Sociology, Venkatesh writes, “once gravitated to the most pressing problems,” took us into otherwise “foreign, impenetrable worlds,” and “examine[d] cherished beliefs and institutions… stereotypes and misguided policies.” In previous generations, “data-carrying” sociologists like St. Clair Drake, Herbert Gans, and James Coleman were some of America’s “most influential truth-tellers,” “important cogs in the civic wheel” who helped “end school segregation, ensure fair housing policies, [and] promote public sector accountability.” No more. Venkatesh worries that the “great American intellectual tradition” that is sociology is “weathering a troubled transition.”

Venkatesh may be accused of being an alarmist, and he is definitely more nationalist about sociology’s origins than I, but he has a point. Americans are, more than ever, in need of sociological research and analysis, but they are less and less likely to find it.
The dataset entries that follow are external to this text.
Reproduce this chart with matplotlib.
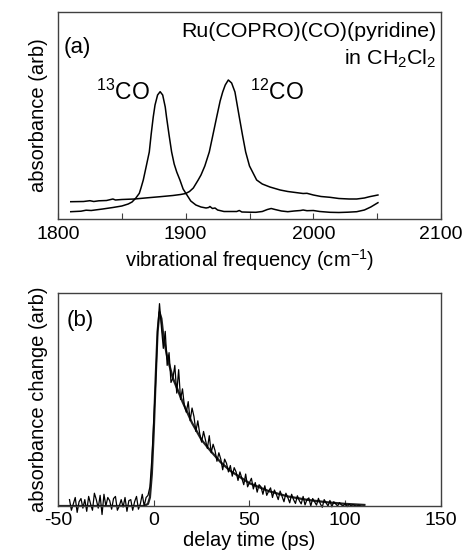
import numpy as np
import matplotlib
matplotlib.use("Agg")
import matplotlib.pyplot as plt

plt.rcParams["font.family"] = ["Liberation Sans", "DejaVu Sans"]
plt.rcParams["mathtext.fontset"] = "custom"
plt.rcParams["mathtext.rm"] = "Liberation Sans"
plt.rcParams["mathtext.it"] = "Liberation Sans:italic"
plt.rcParams["mathtext.default"] = "rm"
plt.rcParams["axes.unicode_minus"] = False

# ---------------------------------------------------------------------------
# (a) FTIR spectra (absorbance in arbitrary units)
# ---------------------------------------------------------------------------
freq_13co = [1810, 1818, 1822, 1826, 1835, 1843, 1850, 1855, 1858, 1861, 1863.7,
             1865, 1866.8, 1869, 1871.5, 1873, 1874.6, 1876, 1878, 1880, 1882,
             1884, 1885, 1887, 1889, 1891, 1893, 1895.5, 1898, 1901, 1904, 1908,
             1912, 1916, 1918, 1919, 1921, 1923, 1925, 1930, 1935, 1940, 1942,
             1944, 1950, 1955, 1960, 1964, 1967, 1970, 1975, 1980, 1985, 1990,
             1992, 1995, 2000, 2005, 2013, 2020, 2027, 2034, 2040, 2045, 2050.6]
abs_13co = [7.3, 7.8, 8.8, 8.5, 10, 11.5, 13, 15, 17, 21, 25.7,
            31, 39, 52, 67, 85, 102, 114, 124, 127.3, 124,
            112, 102, 84, 67, 55, 47, 39, 30, 24, 18, 14,
            12, 11, 11.5, 12.5, 10.5, 11, 9, 7.5, 7.5, 7.5, 8.5,
            7, 6.8, 6.7, 7.5, 9.5, 10.5, 9.5, 8, 7.3, 8, 8.5,
            9, 8.3, 8.5, 7.5, 6.7, 6.5, 6.8, 7.3, 9, 12, 16.3]

freq_12co = [1810, 1820, 1825, 1828, 1832, 1838, 1843, 1845, 1850, 1860, 1870,
             1880, 1890, 1896, 1900, 1903, 1906, 1909.8, 1912, 1915, 1918.5,
             1921, 1924.3, 1927, 1929, 1931, 1933.4, 1936, 1938.6, 1942, 1944.5,
             1947, 1950, 1955.6, 1960, 1966, 1974, 1980, 1986, 1992, 1995, 2000,
             2006, 2013, 2020, 2028, 2034, 2040, 2044, 2050.6]
abs_12co = [17.3, 17.5, 18.3, 17.5, 18.2, 18.5, 20, 19, 19.5, 20, 21.2,
            22.3, 23.5, 24.5, 25.5, 27.5, 31, 39, 44, 53, 67,
            82, 102, 118, 127, 134, 139, 136, 127, 102, 84,
            67, 53, 39, 35, 32, 29, 27.5, 26.5, 25.5, 25.7, 24,
            22.5, 21.7, 20.5, 20, 20, 21, 22.3, 24]

# ---------------------------------------------------------------------------
# (b) transient absorbance change vs delay, data and fit (arb)
# ---------------------------------------------------------------------------
delay_data = list(range(-44, 109))
signal_data = [
    0.03, -0.02, 0.01, 0.04, -0.03, 0.02, 0.035, -0.01, 0.03, -0.025,     # -44..-35
    0.045, 0.01, -0.02, 0.06, 0.03, -0.01, 0.05, -0.04, 0.055, 0.0,       # -34..-25
    0.04, 0.025, -0.015, 0.035, 0.045, -0.02, 0.0, 0.03, -0.005, 0.04,    # -24..-15
    -0.025, 0.025, 0.03, -0.02, 0.02, 0.045, -0.015, 0.01, 0.055, 0.0,    # -14..-5
    0.04, 0.05, 0.09, 0.22, 0.4, 0.58, 0.82, 0.95, 0.84, 0.74,            # -4..5
    0.82, 0.66, 0.72, 0.58, 0.6, 0.66, 0.53, 0.64, 0.5, 0.55,             # 6..15
    0.47, 0.44, 0.49, 0.4, 0.46, 0.42, 0.35, 0.4, 0.34, 0.3,              # 16..25
    0.35, 0.31, 0.27, 0.33, 0.25, 0.29, 0.26, 0.21, 0.25, 0.22,           # 26..35
    0.17, 0.22, 0.2, 0.16, 0.19, 0.14, 0.18, 0.16, 0.12, 0.16,            # 36..45
    0.13, 0.1, 0.15, 0.09, 0.11, 0.13, 0.08, 0.11, 0.065, 0.1,            # 46..55
    0.09, 0.055, 0.095, 0.05, 0.07, 0.085, 0.04, 0.075, 0.055, 0.03,      # 56..65
    0.07, 0.045, 0.02, 0.06, 0.04, 0.015, 0.055, 0.03, 0.012, 0.048,      # 66..75
    0.025, 0.01, 0.045, 0.005, 0.03, 0.038, 0.0, 0.035, 0.02, 0.004,      # 76..85
    0.036, 0.01, -0.006, 0.03, 0.015, 0.0, 0.026, -0.004, 0.02, 0.01,     # 86..95
    0.0, 0.016, 0.005, 0.0, 0.012, -0.003, 0.008, 0.0, 0.006, 0.002,      # 96..105
    0.0, 0.004, 0.0,                                                      # 106..108
]

delay_fit = [-50, -5, -3, -2, -1, 0, 1, 2, 3, 4, 5, 7, 10, 15, 20, 25, 30, 35,
             40, 50, 60, 70, 80, 90, 100, 110]
signal_fit = [0.0, 0.0, 0.01, 0.04, 0.15, 0.35, 0.6, 0.82, 0.91, 0.88, 0.8, 0.7,
              0.6, 0.49, 0.39, 0.31, 0.255, 0.205, 0.165, 0.107, 0.07, 0.045,
              0.029, 0.018, 0.01, 0.005]

W, H = 464, 552
fig = plt.figure(figsize=(W / 100, H / 100), dpi=100)

spine_col = "#404040"
fs_tick = 14
fs_lab = 14.5
fs_note = 15.4


def style(ax):
    for s in ax.spines.values():
        s.set_color(spine_col)
        s.set_linewidth(1.0)
    ax.set_yticks([])
    ax.tick_params(axis="x", which="both", direction="in", length=4,
                   width=0.8, color=spine_col, labelsize=fs_tick, pad=5)


# -- panel (a) --------------------------------------------------------------
ax = fig.add_axes([58 / W, 1 - 219 / H, 383 / W, 207 / H])
ax.plot(freq_13co, abs_13co, color="k", lw=1.1)
ax.plot(freq_12co, abs_12co, color="k", lw=1.1)
ax.set_xlim(1800, 2100)
ax.set_ylim(0, 207)
ax.set_xticks([1800, 1900, 2000, 2100])
ax.set_xticks([1850, 1950, 2050], minor=True)
style(ax)
ax.set_xlabel("vibrational frequency (cm$^{-1}$)", fontsize=fs_lab, labelpad=3)
ax.set_ylabel("absorbance (arb)", fontsize=fs_lab, labelpad=7)
ax.text(0.014, 0.80, "(a)", transform=ax.transAxes, fontsize=16)
ax.text(0.987, 0.88, "Ru(COPRO)(CO)(pyridine)", transform=ax.transAxes,
        fontsize=fs_note, ha="right")
ax.text(0.987, 0.744, "in CH$_2$Cl$_2$", transform=ax.transAxes,
        fontsize=fs_note, ha="right")
ax.text(1830, 119, "$^{13}$CO", fontsize=16.5)
ax.text(1950, 119, "$^{12}$CO", fontsize=16.5)

# -- panel (b) --------------------------------------------------------------
bx = fig.add_axes([58 / W, 1 - 506 / H, 383 / W, 213 / H])
bx.plot(delay_fit, signal_fit, color="#202020", lw=1.6)
bx.plot(delay_data, signal_data, color="k", lw=0.9, clip_on=False)
bx.set_xlim(-50, 150)
bx.set_ylim(0, 1.0)
bx.set_xticks([-50, 0, 50, 100, 150])
style(bx)
bx.tick_params(axis="x", pad=4)
bx.set_xlabel("delay time (ps)", fontsize=fs_lab, labelpad=2)
bx.set_ylabel("absorbance change (arb)", fontsize=fs_lab, labelpad=7)
bx.text(0.023, 0.845, "(b)", transform=bx.transAxes, fontsize=16)

fig.savefig("out.png", dpi=100)
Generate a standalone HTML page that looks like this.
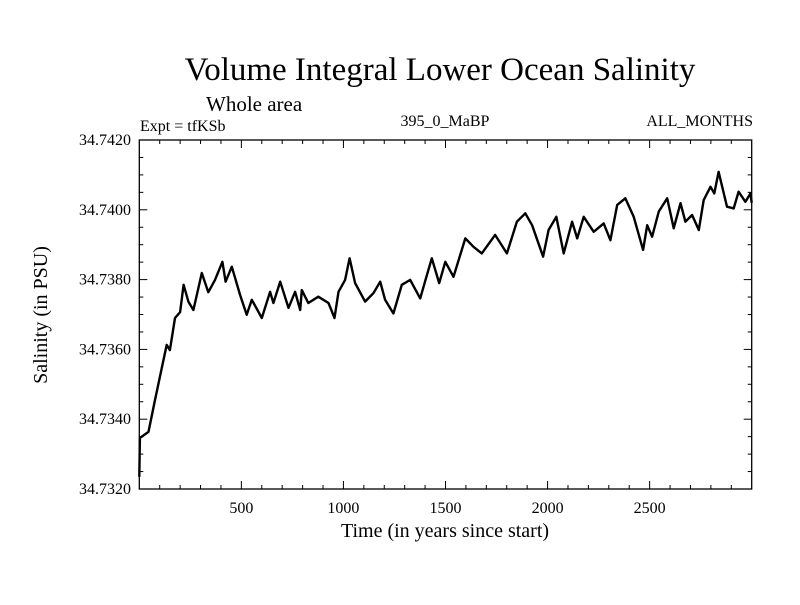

Thinking about what this all implies for me and my work on diversity in the U.S., I have been musing about the biggest challenges and deepest concerns of the nation as a whole. To Venkatesh’s list, I would add that sociology has not only data and information to contribute to public discussion and debate, but also broad, big-thinking perspective and synthesis—the kind of critical, creative work that Robert Bellah and his colleagues called “public philosophy” in Habits of the Heart, that classic sociological study of American culture and character. How this will help refine my next work remains to be seen, but as an aspirational impulse, I find it invigorating and hope others will too.